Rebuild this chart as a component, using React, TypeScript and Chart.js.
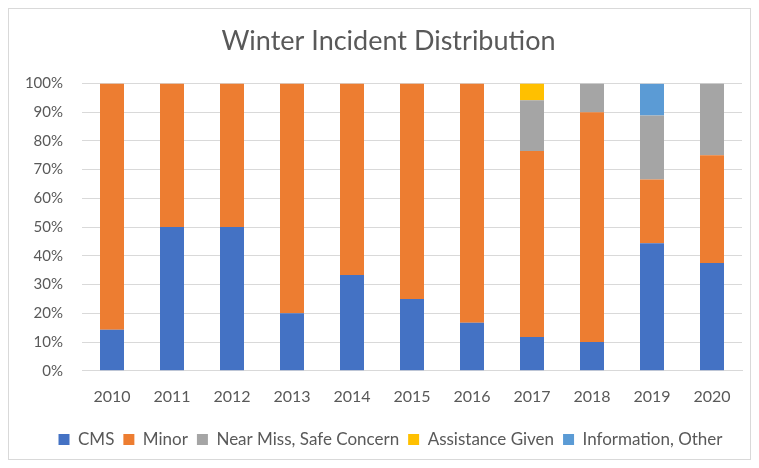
import React, { useEffect, useRef } from "react";
import { Chart, registerables } from "chart.js";

Chart.register(...registerables);

const years = ["2010", "2011", "2012", "2013", "2014", "2015", "2016", "2017", "2018", "2019", "2020"];
const cms = [14.3, 50, 50, 20, 33.3, 25, 16.7, 11.8, 10, 44.4, 37.5];
const minor = [85.7, 50, 50, 80, 66.7, 75, 83.3, 64.7, 80, 22.2, 37.5];
const nearMiss = [0, 0, 0, 0, 0, 0, 0, 17.6, 10, 22.2, 25];
const assistance = [0, 0, 0, 0, 0, 0, 0, 5.9, 0, 0, 0];
const information = [0, 0, 0, 0, 0, 0, 0, 0, 0, 11.1, 0];
const yTicks = [0, 10, 20, 30, 40, 50, 60, 70, 80, 90, 100];

const FONT = "Lato, 'Open Sans', sans-serif";

const shiftBlocks = {
  id: "shiftBlocks",
  afterLayout(chart: any) {
    const t = chart.titleBlock;
    if (t) {
      t.left += 13;
      t.right += 13;
    }
    const l = chart.legend;
    if (l) {
      l.left += 15;
      l.right += 15;
    }
  },
};

export default function App() {
  const ref = useRef<HTMLCanvasElement | null>(null);
  useEffect(() => {
    if (!ref.current) return;
    const mk = (label: string, data: number[], color: string) => ({
      label,
      data,
      backgroundColor: color,
      borderWidth: 0,
      categoryPercentage: 1,
      barPercentage: 0.4,
    });
    const chart = new Chart(ref.current, {
      type: "bar",
      data: {
        labels: years,
        datasets: [
          mk("CMS", cms, "#4472c4"),
          mk("Minor", minor, "#ed7d31"),
          mk("Near Miss, Safe Concern", nearMiss, "#a5a5a5"),
          mk("Assistance Given", assistance, "#ffc000"),
          mk("Information, Other", information, "#5b9bd5"),
        ],
      },
      plugins: [shiftBlocks],
      options: {
        animation: false,
        responsive: false,
        maintainAspectRatio: false,
        layout: { padding: { left: 0, right: 8, top: 6, bottom: 1 } },
        plugins: {
          title: {
            display: true,
            text: "Winter Incident Distribution",
            color: "#595959",
            font: { family: FONT, size: 27, weight: "normal" },
            padding: { top: 10, bottom: 26 },
          },
          legend: {
            position: "bottom",
            labels: {
              color: "#595959",
              font: { family: FONT, size: 17 },
              boxWidth: 11,
              boxHeight: 11,
              padding: 9,
            },
          },
          tooltip: { enabled: false },
        },
        scales: {
          x: {
            stacked: true,
            grid: { display: false, drawTicks: false },
            border: { color: "#d9d9d9" },
            ticks: { color: "#595959", font: { family: FONT, size: 16 }, padding: 16 },
          },
          y: {
            stacked: true,
            min: 0,
            max: 100,
            afterBuildTicks: (axis: any) => {
              axis.ticks = yTicks.map((v) => ({ value: v }));
            },
            afterFit: (axis: any) => {
              axis.width = 73;
            },
            grid: { color: "#d9d9d9", drawTicks: false },
            border: { display: false },
            ticks: {
              color: "#595959",
              font: { family: FONT, size: 15 },
              padding: 19,
              callback: (v: any) => v + "%",
            },
          },
        },
      },
    } as any);
    return () => chart.destroy();
  }, []);
  return (
    <div
      style={{
        width: 743,
        height: 452,
        border: "1px solid #d9d9d9",
        boxSizing: "border-box",
        background: "#fff",
      }}
    >
      <canvas ref={ref} width={741} height={450} style={{ display: "block" }} />
    </div>
  );
}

▬▬▬

__Short exercise__.
Write down only how many lines in the listing contain the word "React".

__Exercise solution__.
2